Ontario’s latest energy RFP acknowledges Indigenous inclusion but stops short of sharing power
Ontario’s latest long-term electricity procurement plan, LT2 (e-1) Request for Proposals, marks another step in the province’s effort to secure energy supply from new generation projects.
It arrives in a moment when governments and industry regularly invoke reconciliation and Indigenous partnership in the language of infrastructure. But for those looking closely at the mechanics of these energy processes, important questions remain about who actually holds decision-making power, and whether Indigenous inclusion is a goal or a checkbox.
A review of the LT2 RFP from an Indigenous policy perspective raises several concerns. While the document makes space for Indigenous participation, it does not embed Indigenous governance, legal rights, or land stewardship principles into the structure of the process itself. The result is a framework that reflects modest inclusion within a Western energy paradigm—not co-development on Indigenous terms.
Inclusion Without Authority
The RFP encourages early engagement with Indigenous communities and requires documentation of support when projects intersect with Indigenous land or treaty territory. These are standard features in many current procurement documents. However, Indigenous governments are not involved in project selection, contract awarding, or any part of the oversight process. There is no co-governance body, no advisory council, and no structural commitment to nation-to-nation collaboration.
Environmental Considerations Fall Short
The document contains basic environmental constraints, such as avoiding specialty crop lands. But it does not reflect Indigenous land values. There is no mention of traditional ecological knowledge, cumulative impacts, or cultural site protection. Environmental review is described in terms of permitting and municipal requirements. This is a technical approach, not one informed by Indigenous knowledge systems or obligations to future generations.
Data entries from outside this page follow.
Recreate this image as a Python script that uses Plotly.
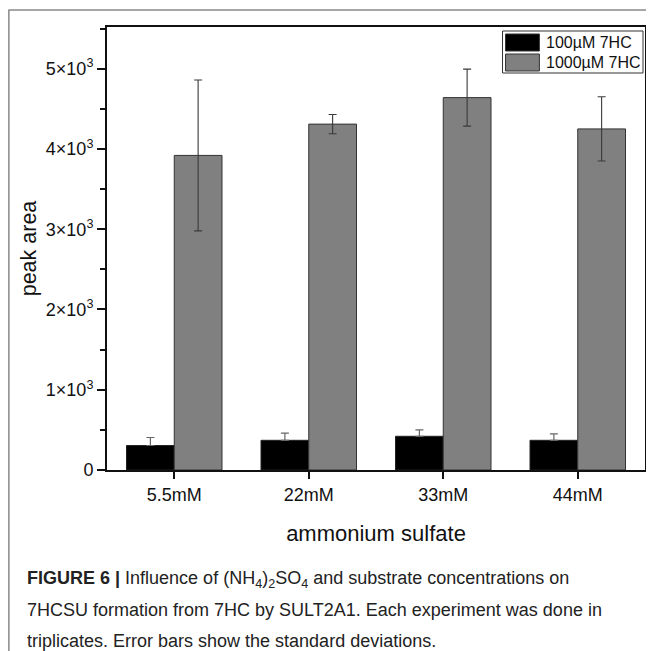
import plotly.graph_objects as go

categories = ["5.5mM", "22mM", "33mM", "44mM"]
low_vals = [305, 370, 420, 370]
low_sd = [100, 90, 80, 80]
high_vals = [3920, 4310, 4640, 4250]
high_sd = [940, 120, 355, 400]
series_names = ["100µM 7HC", "1000µM 7HC"]
ytick_vals = [0, 1000, 2000, 3000, 4000, 5000]
ytick_text = ["0", "1×10<sup>3</sup>", "2×10<sup>3</sup>", "3×10<sup>3</sup>", "4×10<sup>3</sup>", "5×10<sup>3</sup>"]

# The page body adds an 8px margin; work in screen pixels and subtract it.
OFF = 8
W, H = 654 - OFF, 651 - OFF
L, R, T, B = 107 - OFF, 647 - OFF, 27 - OFF, 470 - OFF  # plot area in figure px


def px(x):
    return (x - OFF - L) / (R - L)


def py(y):
    return (B - (y - OFF)) / (B - T)


FONT = "Liberation Sans, Arial, sans-serif"
INK = "#111111"

fig = go.Figure()
fig.add_trace(go.Bar(
    x=categories, y=low_vals, name=series_names[0], showlegend=False,
    marker=dict(color="#000000", line=dict(color="#222222", width=1)),
    error_y=dict(type="data", symmetric=False, array=low_sd, arrayminus=[0] * len(low_sd),
                 visible=True, color="#666666", thickness=1.2, width=4),
))
fig.add_trace(go.Bar(
    x=categories, y=high_vals, name=series_names[1], showlegend=False,
    marker=dict(color="#808080", line=dict(color="#333333", width=1)),
    error_y=dict(type="data", array=high_sd, visible=True, color="#3a3a3a", thickness=1.1, width=4),
))

fig.update_layout(
    width=W, height=H,
    margin=dict(l=L, r=W - R, t=T, b=H - B),
    paper_bgcolor="white", plot_bgcolor="white",
    barmode="group", bargap=0.29, bargroupgap=0,
    font=dict(family=FONT, color=INK),
    showlegend=False,
)
fig.update_xaxes(
    showline=True, linecolor=INK, linewidth=2, mirror=True,
    ticks="outside", ticklen=7, tickwidth=1.5, tickcolor=INK,
    tickfont=dict(size=18, family=FONT, color=INK),
    title=dict(text="ammonium sulfate", font=dict(size=22, family=FONT, color=INK), standoff=22),
    showgrid=False,
)
fig.update_yaxes(
    range=[0, 5520], showline=True, linecolor=INK, linewidth=2, mirror=True,
    ticks="outside", ticklen=8, tickwidth=1.5, tickcolor=INK,
    tickvals=ytick_vals, ticktext=ytick_text,
    tickfont=dict(size=18, family=FONT, color=INK),
    minor=dict(dtick=500, ticks="outside", ticklen=5, tickwidth=1.5, tickcolor=INK, showgrid=False),
    title=dict(text="peak area", font=dict(size=21.5, family=FONT, color=INK), standoff=3),
    showgrid=False, zeroline=False,
)

shapes = []
# card border (top and left)
shapes.append(dict(type="line", xref="paper", yref="paper", x0=px(8), x1=px(660), y0=py(10), y1=py(10),
                   line=dict(color="#888888", width=1.5)))
shapes.append(dict(type="line", xref="paper", yref="paper", x0=px(8.5), x1=px(8.5), y0=py(10), y1=py(660),
                   line=dict(color="#888888", width=1.5)))
# legend box
shapes.append(dict(type="rect", xref="paper", yref="paper", x0=px(504), x1=px(645), y0=py(73), y1=py(31),
                   line=dict(color="#333333", width=1), fillcolor="white"))
shapes.append(dict(type="rect", xref="paper", yref="paper", x0=px(507), x1=px(541), y0=py(51), y1=py(34),
                   line=dict(color="#333333", width=1), fillcolor="#000000"))
shapes.append(dict(type="rect", xref="paper", yref="paper", x0=px(507), x1=px(541), y0=py(71), y1=py(54),
                   line=dict(color="#333333", width=1), fillcolor="#808080"))
fig.update_layout(shapes=shapes)

annotations = [
    dict(text=series_names[0], x=px(546), y=py(42), xref="paper", yref="paper", xanchor="left", yanchor="middle",
         showarrow=False, font=dict(size=16, family=FONT, color=INK)),
    dict(text=series_names[1], x=px(546), y=py(62), xref="paper", yref="paper", xanchor="left", yanchor="middle",
         showarrow=False, font=dict(size=16, family=FONT, color=INK)),
]
caption_lines = [
    "<b>FIGURE 6 |</b> Influence of (NH<sub>4</sub>)<sub>2</sub>SO<sub>4</sub> and substrate concentrations on",
    "7HCSU formation from 7HC by SULT2A1. Each experiment was done in",
    "triplicates. Error bars show the standard deviations.",
]
for i, line in enumerate(caption_lines):
    annotations.append(dict(text=line, x=px(25), y=py(579 + 31 * i), xref="paper", yref="paper",
                            xanchor="left", yanchor="middle", showarrow=False, align="left",
                            font=dict(size=18, family=FONT, color="#222222")))
fig.update_layout(annotations=annotations)

fig.write_html("out.html")
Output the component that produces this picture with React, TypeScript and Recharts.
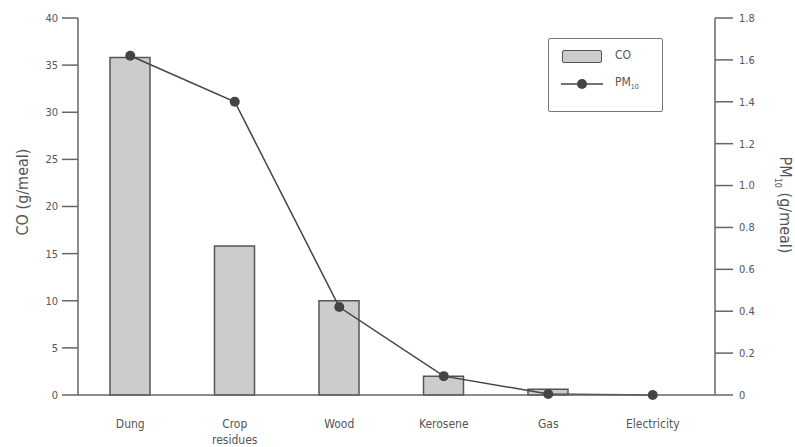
import React from "react";
import { ComposedChart, Bar, Line, XAxis, YAxis } from "recharts";

const fuels: string[] = ["Dung", "Crop residues", "Wood", "Kerosene", "Gas", "Electricity"];
const coValues: number[] = [35.8, 15.8, 10.0, 2.0, 0.6, 0];
const pm10Values: number[] = [1.62, 1.4, 0.42, 0.09, 0.005, 0];
const coTicks: number[] = [0, 5, 10, 15, 20, 25, 30, 35, 40];
const pmTicks: number[] = [0, 0.2, 0.4, 0.6, 0.8, 1.0, 1.2, 1.4, 1.6, 1.8];

const data = fuels.map((name, i) => ({ name, co: coValues[i], pm10: pm10Values[i] }));

const FONT = "'Liberation Sans Narrow', 'DejaVu Sans Condensed', 'Open Sans', sans-serif";
const TEXT = "#555";
const AXIS = "#666";

const FuelTick = ({ x, y, payload }: any) => {
  const lines = String(payload.value).split(" ");
  return (
    <text x={x} y={y} textAnchor="middle" fill={TEXT} fontSize={12} fontFamily={FONT}>
      {lines.map((l, i) => (
        <tspan key={i} x={x} dy={i === 0 ? 25 : 16}>
          {l}
        </tspan>
      ))}
    </text>
  );
};

const LegendBox = () => (
  <div
    style={{
      position: "absolute",
      left: 548,
      top: 38,
      width: 113,
      height: 72,
      border: "1px solid #777",
      borderRadius: 2,
      background: "#fff",
      fontFamily: FONT,
      fontSize: 12,
      color: TEXT,
    }}
  >
    <div
      style={{
        position: "absolute",
        left: 13,
        top: 11,
        width: 38,
        height: 11,
        background: "#cccccc",
        border: "1.5px solid #555",
        borderRadius: 2,
      }}
    />
    <div style={{ position: "absolute", left: 66, top: 9 }}>CO</div>
    <svg style={{ position: "absolute", left: 12, top: 39 }} width={42} height={12}>
      <line x1={0} y1={6} x2={42} y2={6} stroke="#444" strokeWidth={1.5} />
      <circle cx={21} cy={6} r={5} fill="#444" />
    </svg>
    <div style={{ position: "absolute", left: 66, top: 36 }}>
      PM<sub style={{ fontSize: 7 }}>10</sub>
    </div>
  </div>
);

export default function App() {
  return (
    <div style={{ position: "absolute", left: 0, top: 0, width: 795, height: 447, background: "#fff" }}>
      <ComposedChart width={795} height={447} data={data} margin={{ top: 18, right: 0, left: 0, bottom: 0 }}>
        <XAxis
          dataKey="name"
          axisLine={{ stroke: AXIS, strokeWidth: 1.5 }}
          tickLine={false}
          tick={<FuelTick />}
          height={52}
          interval={0}
          padding={{ left: 0, right: 10 }}
        />
        <YAxis
          yAxisId="co"
          orientation="left"
          width={78}
          domain={[0, 40]}
          ticks={coTicks}
          interval={0}
          tickSize={16}
          tickMargin={4}
          axisLine={{ stroke: AXIS, strokeWidth: 1.5 }}
          tickLine={{ stroke: AXIS, strokeWidth: 1.5 }}
          tick={{ fill: TEXT, fontSize: 11, fontFamily: FONT }}
          label={{
            content: () => (
              <text
                x={28}
                y={192}
                transform="rotate(-90 28 192)"
                textAnchor="middle"
                fill={TEXT}
                fontSize={16}
                fontFamily={FONT}
              >
                CO (g/meal)
              </text>
            ),
          }}
        />
        <YAxis
          yAxisId="pm"
          orientation="right"
          width={80}
          domain={[0, 1.8]}
          ticks={pmTicks}
          interval={0}
          tickSize={18}
          tickMargin={6}
          tickFormatter={(v: number) => (v === 0 ? "0" : v.toFixed(1))}
          axisLine={{ stroke: AXIS, strokeWidth: 1.5 }}
          tickLine={{ stroke: AXIS, strokeWidth: 1.5 }}
          tick={{ fill: TEXT, fontSize: 11, fontFamily: FONT, textAnchor: "start" }}
          label={{
            content: () => (
              <text
                x={780}
                y={205}
                transform="rotate(90 780 205)"
                textAnchor="middle"
                fill={TEXT}
                fontSize={16}
                fontFamily={FONT}
              >
                PM
                <tspan fontSize={9} dy={5}>10</tspan>
                <tspan dy={-5}> (g/meal)</tspan>
              </text>
            ),
          }}
        />
        <Bar
          yAxisId="co"
          dataKey="co"
          name="CO"
          barSize={40}
          fill="#cccccc"
          stroke="#555"
          strokeWidth={1.5}
          isAnimationActive={false}
        />
        <Line
          yAxisId="pm"
          dataKey="pm10"
          name="PM10"
          type="linear"
          stroke="#444"
          strokeWidth={1.5}
          dot={{ r: 5, fill: "#444", stroke: "#444", strokeWidth: 0 }}
          activeDot={false}
          isAnimationActive={false}
        />
      </ComposedChart>
      <LegendBox />
    </div>
  );
}
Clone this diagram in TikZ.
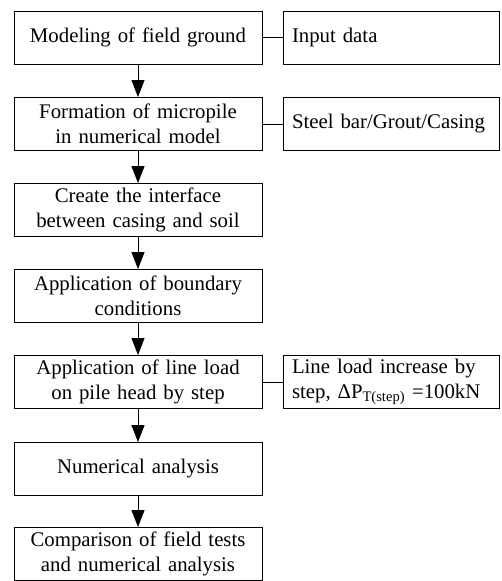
\documentclass[tikz,border=0pt]{standalone}
\usepackage{fontspec}
\setmainfont{Liberation Serif}
\usetikzlibrary{arrows.meta}
\begin{document}
\begin{tikzpicture}[x=1pt,y=-1pt,
  every node/.style={font=\fontsize{20.8}{25}\selectfont},
  mainbox/.style={draw, line width=0.9pt, minimum width=248pt, minimum height=53pt, text width=236pt, align=center, inner sep=0pt},
  sidebox/.style={draw, line width=0.9pt, minimum width=216pt, minimum height=53pt, text width=198pt, align=left, inner sep=0pt},
  flow/.style={line width=0.9pt, -{Triangle[length=17pt,width=13pt]}},
  link/.style={line width=0.9pt}]
\useasboundingbox (0,0) rectangle (501,581);
\node[mainbox] (m1) at (138,37.5) {Modeling of field ground};
\node[mainbox] (m2) at (138,124) {Formation of micropile\\in numerical model};
\node[mainbox] (m3) at (138,210) {Create the interface\\between casing and soil};
\node[mainbox] (m4) at (138,296) {Application of boundary\\conditions};
\node[mainbox] (m5) at (138,382) {Application of line load\\on pile head by step};
\node[mainbox] (m6) at (138,469) {Numerical analysis};
\node[mainbox] (m7) at (138,554) {Comparison of field tests\\and numerical analysis};
\node[sidebox] (s1) at (391,37.5) {Input data};
\node[sidebox] (s2) at (391,124) {Steel bar/Grout/Casing};
\node[sidebox] (s5) at (391,382) {Line load increase by\\step, ΔP\textsubscript{T(step)} =100kN};
\draw[flow] (m1) -- (m2);
\draw[flow] (m2) -- (m3);
\draw[flow] (m3) -- (m4);
\draw[flow] (m4) -- (m5);
\draw[flow] (m5) -- (m6);
\draw[flow] (m6) -- (m7);
\draw[link] (m1) -- (s1);
\draw[link] (m2) -- (s2);
\draw[link] (m5) -- (s5);
\end{tikzpicture}
\end{document}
Economic Participation is Transactional
The RFP awards points for Indigenous equity participation. It also includes a clause voiding contracts if that ownership falls below a threshold in the first five years. These provisions are stronger than some past practices. However, they are still limited in duration and intent. The structure does not prioritize Indigenous-led projects. Instead, it encourages Indigenous communities to act as junior partners in externally driven developments. There is no long-term pathway to ownership, control, or self-determined energy planning.
Consent and Rights Are Not Central
The RFP does not include any reference to Free, Prior and Informed Consent (FPIC), despite Canada’s commitment to the United Nations Declaration on the Rights of Indigenous Peoples (UNDRIP). Engagement is directed by proponents, not communities. The framework assumes the legitimacy of project development, rather than building consent through mutual agreement. There is also no mention of outstanding land claims, treaty enforcement, or Indigenous legal orders. Treaties are acknowledged only in passing and only when proponents choose to reference them for scoring purposes.
A Missed Opportunity
The LT2 RFP shows that Indigenous participation is increasingly expected—but it remains conditional, limited, and non-binding. The opportunity exists to design procurement processes that reflect Indigenous governance, protect lands and waters beyond regulatory minimums, and require full consent from affected Nations. This RFP does not meet that standard.
If Ontario is serious about Indigenous leadership in energy, it must move beyond incentives and consultations. It must embed Indigenous law, land stewardship, and governance into the rules that shape how energy is planned, built, and owned in this province.